### [Task material]
---*---
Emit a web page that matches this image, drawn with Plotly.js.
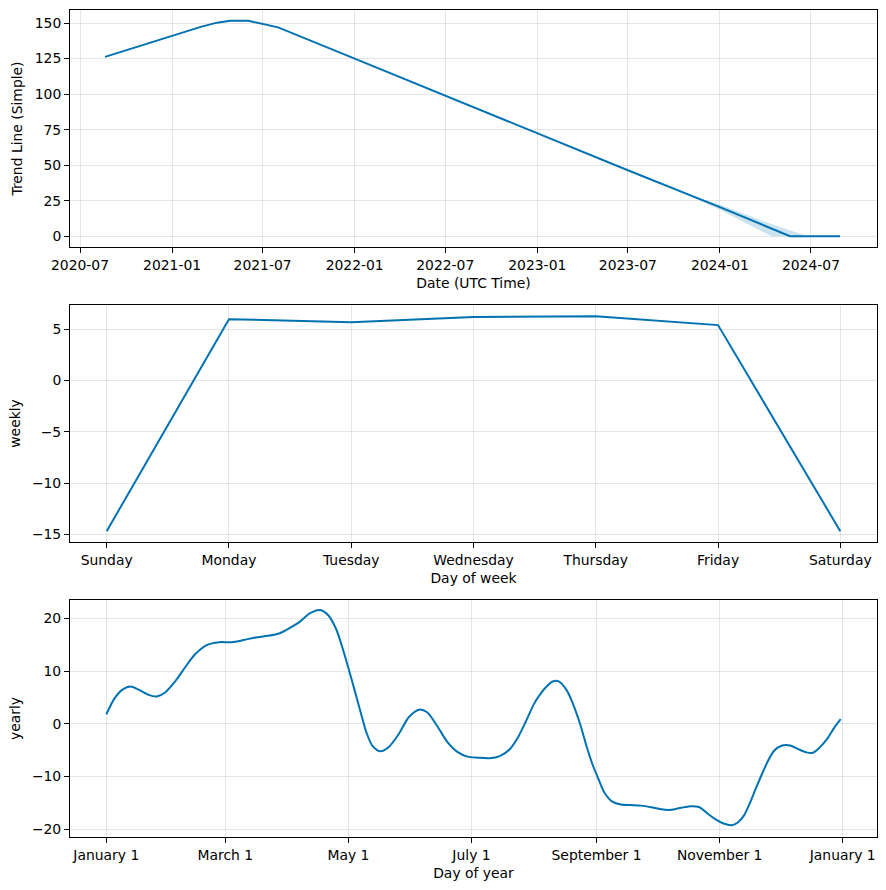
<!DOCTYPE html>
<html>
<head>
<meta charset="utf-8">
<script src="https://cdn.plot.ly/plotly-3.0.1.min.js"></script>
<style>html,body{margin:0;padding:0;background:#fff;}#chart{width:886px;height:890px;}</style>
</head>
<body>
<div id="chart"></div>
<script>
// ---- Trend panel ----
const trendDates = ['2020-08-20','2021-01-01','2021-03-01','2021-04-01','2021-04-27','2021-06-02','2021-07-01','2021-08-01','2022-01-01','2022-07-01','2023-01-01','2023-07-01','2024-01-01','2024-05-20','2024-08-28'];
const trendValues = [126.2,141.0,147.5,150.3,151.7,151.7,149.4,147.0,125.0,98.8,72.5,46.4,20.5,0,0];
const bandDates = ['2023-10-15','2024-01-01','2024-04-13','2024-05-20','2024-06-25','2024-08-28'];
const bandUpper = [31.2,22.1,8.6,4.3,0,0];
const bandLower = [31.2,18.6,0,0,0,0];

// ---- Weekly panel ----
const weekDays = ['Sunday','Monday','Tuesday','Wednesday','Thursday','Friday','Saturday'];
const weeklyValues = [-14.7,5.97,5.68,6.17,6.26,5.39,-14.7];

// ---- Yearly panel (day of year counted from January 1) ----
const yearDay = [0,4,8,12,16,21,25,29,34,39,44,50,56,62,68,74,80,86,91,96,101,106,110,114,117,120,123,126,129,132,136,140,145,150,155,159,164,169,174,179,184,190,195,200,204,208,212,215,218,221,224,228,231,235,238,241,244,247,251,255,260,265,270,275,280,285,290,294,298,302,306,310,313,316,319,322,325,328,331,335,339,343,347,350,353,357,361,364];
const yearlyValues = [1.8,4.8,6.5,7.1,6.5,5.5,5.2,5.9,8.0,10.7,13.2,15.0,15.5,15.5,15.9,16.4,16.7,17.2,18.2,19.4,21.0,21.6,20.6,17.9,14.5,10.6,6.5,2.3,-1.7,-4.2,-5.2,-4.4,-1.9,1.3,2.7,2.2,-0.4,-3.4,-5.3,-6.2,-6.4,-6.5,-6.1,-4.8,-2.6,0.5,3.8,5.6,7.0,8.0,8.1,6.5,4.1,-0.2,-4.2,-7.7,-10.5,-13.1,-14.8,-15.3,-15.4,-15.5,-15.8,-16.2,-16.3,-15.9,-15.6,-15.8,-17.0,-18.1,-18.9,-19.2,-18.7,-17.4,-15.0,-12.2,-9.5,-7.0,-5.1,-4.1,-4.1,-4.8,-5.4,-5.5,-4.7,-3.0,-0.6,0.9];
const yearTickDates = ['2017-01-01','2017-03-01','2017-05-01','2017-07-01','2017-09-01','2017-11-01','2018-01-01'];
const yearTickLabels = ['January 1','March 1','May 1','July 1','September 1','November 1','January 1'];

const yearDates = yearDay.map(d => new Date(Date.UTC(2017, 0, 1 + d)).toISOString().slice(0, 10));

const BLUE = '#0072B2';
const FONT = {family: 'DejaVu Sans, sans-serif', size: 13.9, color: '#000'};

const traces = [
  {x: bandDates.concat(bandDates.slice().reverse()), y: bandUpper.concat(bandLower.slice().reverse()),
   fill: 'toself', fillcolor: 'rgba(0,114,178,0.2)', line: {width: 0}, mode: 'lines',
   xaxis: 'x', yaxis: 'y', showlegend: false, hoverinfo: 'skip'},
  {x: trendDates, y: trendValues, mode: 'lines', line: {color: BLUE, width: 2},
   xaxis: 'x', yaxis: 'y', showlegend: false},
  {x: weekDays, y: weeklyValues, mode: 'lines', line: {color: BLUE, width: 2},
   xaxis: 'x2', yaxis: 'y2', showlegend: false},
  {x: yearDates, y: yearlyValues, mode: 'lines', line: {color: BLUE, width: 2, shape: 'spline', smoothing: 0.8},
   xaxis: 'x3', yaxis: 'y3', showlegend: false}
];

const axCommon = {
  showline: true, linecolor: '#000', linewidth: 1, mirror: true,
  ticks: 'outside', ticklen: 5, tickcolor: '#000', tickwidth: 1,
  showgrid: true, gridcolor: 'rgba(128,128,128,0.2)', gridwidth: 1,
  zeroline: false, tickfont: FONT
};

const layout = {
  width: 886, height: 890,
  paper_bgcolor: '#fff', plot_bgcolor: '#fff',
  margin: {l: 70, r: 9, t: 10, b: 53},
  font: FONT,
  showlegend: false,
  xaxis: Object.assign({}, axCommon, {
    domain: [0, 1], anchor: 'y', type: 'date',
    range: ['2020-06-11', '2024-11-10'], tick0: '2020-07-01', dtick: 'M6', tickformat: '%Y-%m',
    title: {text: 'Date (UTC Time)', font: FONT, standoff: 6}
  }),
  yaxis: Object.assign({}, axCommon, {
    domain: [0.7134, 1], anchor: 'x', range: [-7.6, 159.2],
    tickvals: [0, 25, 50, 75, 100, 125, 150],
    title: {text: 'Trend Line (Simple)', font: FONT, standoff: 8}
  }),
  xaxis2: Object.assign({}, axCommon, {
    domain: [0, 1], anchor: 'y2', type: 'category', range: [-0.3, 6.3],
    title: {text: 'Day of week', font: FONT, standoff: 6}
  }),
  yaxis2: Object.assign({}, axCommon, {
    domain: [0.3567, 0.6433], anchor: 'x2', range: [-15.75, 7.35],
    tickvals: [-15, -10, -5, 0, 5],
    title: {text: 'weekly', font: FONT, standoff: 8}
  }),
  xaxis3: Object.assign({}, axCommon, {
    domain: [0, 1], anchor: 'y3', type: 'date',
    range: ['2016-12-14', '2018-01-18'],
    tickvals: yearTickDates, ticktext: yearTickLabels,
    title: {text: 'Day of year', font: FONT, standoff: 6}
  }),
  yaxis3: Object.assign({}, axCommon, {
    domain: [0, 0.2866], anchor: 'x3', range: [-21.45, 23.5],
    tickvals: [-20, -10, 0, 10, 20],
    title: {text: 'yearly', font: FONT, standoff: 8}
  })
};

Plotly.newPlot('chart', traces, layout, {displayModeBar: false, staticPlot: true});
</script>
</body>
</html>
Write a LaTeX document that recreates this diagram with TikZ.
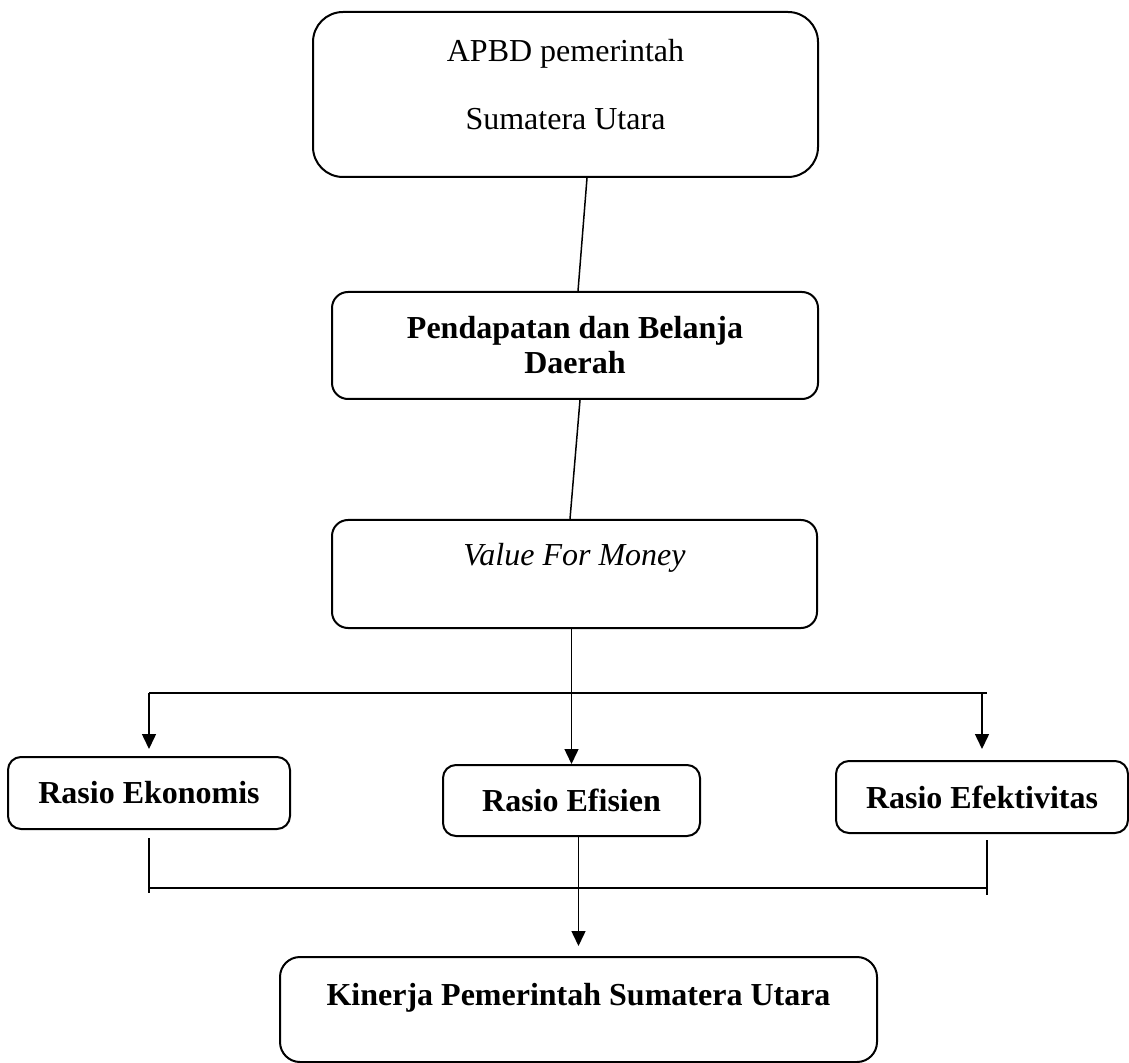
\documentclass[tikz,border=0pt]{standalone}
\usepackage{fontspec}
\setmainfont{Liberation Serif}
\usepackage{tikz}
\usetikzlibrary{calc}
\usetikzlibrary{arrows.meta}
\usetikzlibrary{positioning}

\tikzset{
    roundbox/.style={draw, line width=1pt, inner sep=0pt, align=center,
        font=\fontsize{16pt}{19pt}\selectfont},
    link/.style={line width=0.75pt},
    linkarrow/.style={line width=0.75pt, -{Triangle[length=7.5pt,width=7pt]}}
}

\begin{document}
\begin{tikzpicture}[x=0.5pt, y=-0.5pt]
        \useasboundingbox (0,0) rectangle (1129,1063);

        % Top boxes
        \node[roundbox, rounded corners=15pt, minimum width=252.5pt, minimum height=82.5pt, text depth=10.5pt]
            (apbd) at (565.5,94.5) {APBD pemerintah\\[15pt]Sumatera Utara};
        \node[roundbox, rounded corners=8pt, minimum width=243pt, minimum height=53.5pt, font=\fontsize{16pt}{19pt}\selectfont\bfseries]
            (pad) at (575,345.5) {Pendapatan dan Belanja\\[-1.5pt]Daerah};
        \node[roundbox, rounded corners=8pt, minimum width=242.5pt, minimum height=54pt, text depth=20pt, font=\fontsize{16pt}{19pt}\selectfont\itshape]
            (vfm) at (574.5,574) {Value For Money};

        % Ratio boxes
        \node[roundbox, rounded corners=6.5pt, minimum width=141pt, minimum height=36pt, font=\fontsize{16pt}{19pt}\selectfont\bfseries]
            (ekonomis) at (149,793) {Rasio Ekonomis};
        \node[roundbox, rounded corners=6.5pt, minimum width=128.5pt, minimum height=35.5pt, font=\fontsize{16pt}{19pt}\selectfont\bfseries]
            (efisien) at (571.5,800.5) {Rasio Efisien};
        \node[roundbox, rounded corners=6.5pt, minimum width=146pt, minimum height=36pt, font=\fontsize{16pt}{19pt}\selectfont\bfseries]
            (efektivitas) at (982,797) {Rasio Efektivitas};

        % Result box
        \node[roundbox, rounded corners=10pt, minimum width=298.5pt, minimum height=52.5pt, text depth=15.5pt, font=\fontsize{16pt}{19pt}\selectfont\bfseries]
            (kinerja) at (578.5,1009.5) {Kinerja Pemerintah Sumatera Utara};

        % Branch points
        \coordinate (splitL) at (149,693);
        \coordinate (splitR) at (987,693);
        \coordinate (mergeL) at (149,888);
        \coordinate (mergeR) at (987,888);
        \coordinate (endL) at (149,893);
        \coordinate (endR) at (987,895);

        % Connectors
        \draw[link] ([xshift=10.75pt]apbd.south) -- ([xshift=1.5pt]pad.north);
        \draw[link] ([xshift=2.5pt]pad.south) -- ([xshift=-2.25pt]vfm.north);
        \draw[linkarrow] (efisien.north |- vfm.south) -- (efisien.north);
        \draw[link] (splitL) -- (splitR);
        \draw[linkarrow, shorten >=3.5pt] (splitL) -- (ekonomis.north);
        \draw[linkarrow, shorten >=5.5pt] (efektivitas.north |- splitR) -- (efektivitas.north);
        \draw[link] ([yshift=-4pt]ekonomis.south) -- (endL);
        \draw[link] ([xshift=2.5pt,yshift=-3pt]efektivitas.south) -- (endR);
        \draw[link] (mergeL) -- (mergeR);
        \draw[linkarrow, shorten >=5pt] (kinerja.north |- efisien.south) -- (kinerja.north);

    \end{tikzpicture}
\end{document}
---*---
### [Required work]
Copy out each line of the records where the string "that" appears.

### [The output]
Emit a web page that matches this image, drawn with Plotly.js.
Write a LaTeX document that recreates this diagram with TikZ.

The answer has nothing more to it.